For instance, you have two ads, you want to be testing maybe the headline. In the first ad, have one headline and then in the other ad, a different headline. However, keep the same description, same landing page, etc. You’re just testing one thing at a time.
Once you have a winner of that one, you throw the loser out and you replace it with a new one. Then you can start testing other offers. In fact, I usually suggest to start with the offer. Change up the offer in the ad because that is the most important thing.
Take a look at this example. We’re in a house painting group.
We’ve got two ads here. House Painting Professionals, expert, on time, and courteous. We’re house painting experts in the South Metro. Call Today for a Free Estimate.
The second ad is using the keyword insertion tool, House Painting Professionals (or whatever keyword the searcher types in). Maybe it was “House Painting Pros”, Interior and Exterior Painters”, etc.
But in this example, we’re only testing the headline. We have the exact same description in both ads and both ads are pointing to the same landing page.
The reason we only test one thing at a time is because if we did test the ad headline AND description, how would be know which piece was driving better conversions? If one ad received 10 conversions and the other ad received 15 conversions, what caused that? The headline or the description? If you’re testing only one thing at a time, it’s very easy to determine what caused a winner.
From the results, you can see over just a very short period of time, we’ve had 12 clicks to one ad, 10 clicks to the other, almost the same interaction rate.
The cost per click is quite a bit different, $6.50 versus $6.06, but were going to let this one run a while. We’re probably going to let it get between 150 and 200 clicks before we make a call. Once we find one that wins, we’re going to throw the loser out, and we’re going to replace it with a new PPC ad.

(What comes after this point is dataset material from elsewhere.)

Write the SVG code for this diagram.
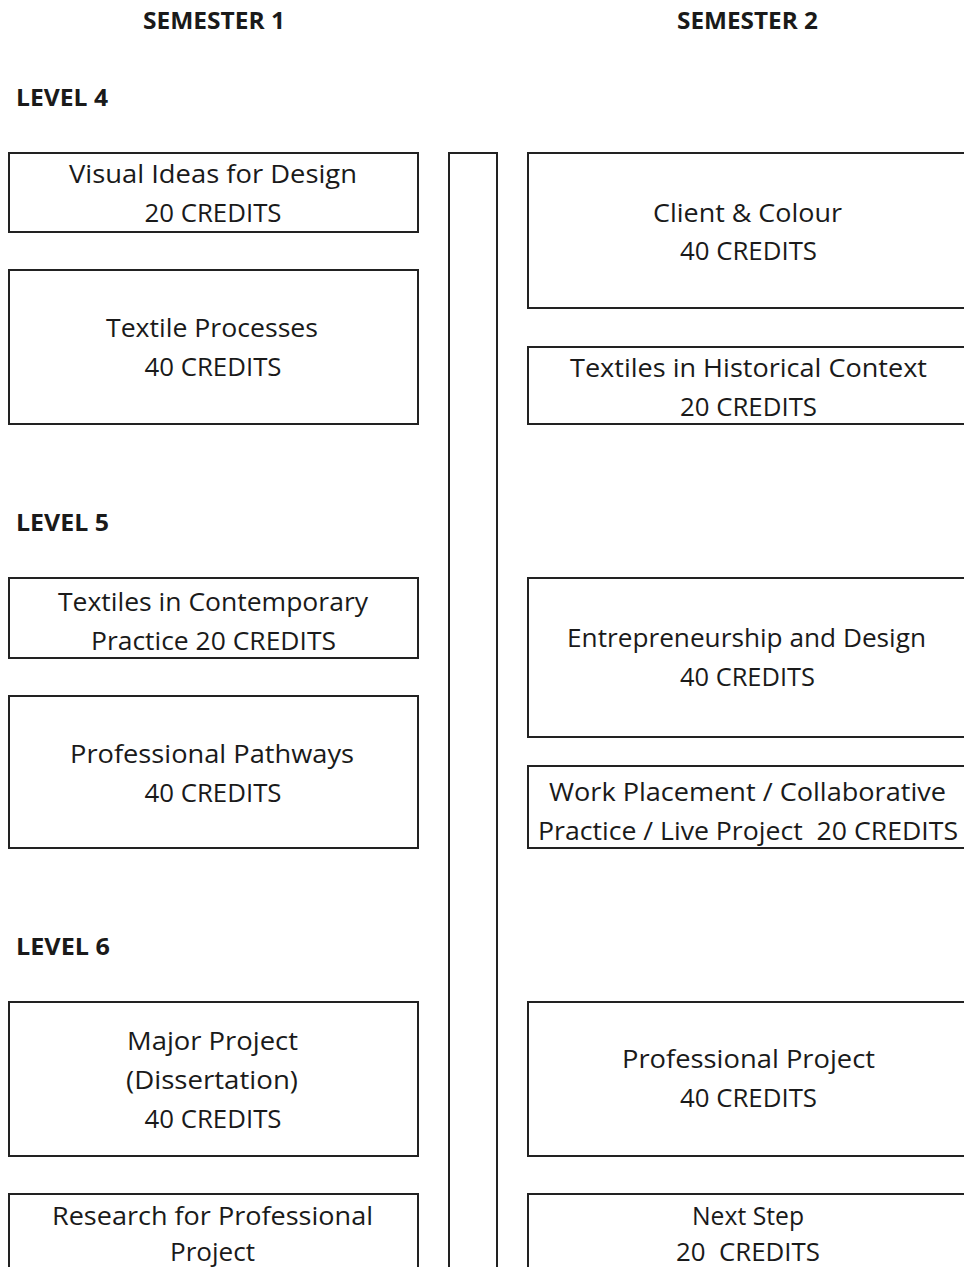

The one thing you need to make sure when you’re testing is go into your campaign settings, go into the campaign you’re working on and the settings, scroll down, and make sure your ad rotation is set correct.
This one says rotate evenly, show ads more evenly for at least 90 days, then optimize. Basically, what you’re doing is optimizing to the winning ad or to the ad that’s going to get you the most conversions. You want to have this setting on or you want to have the rotate indefinitely setting checked. The reason is, if you don’t, Google’s going to show the ads that they think are going to convert better or get the most clicks and run those ads most of the time and you’re not going to get a balanced test.
Before you start testing, make sure you have these settings set up correctly, and then only test one thing at a time. Perhaps it’s the offer. Next, it could be the headline. Next, it could be different landing pages. Good luck.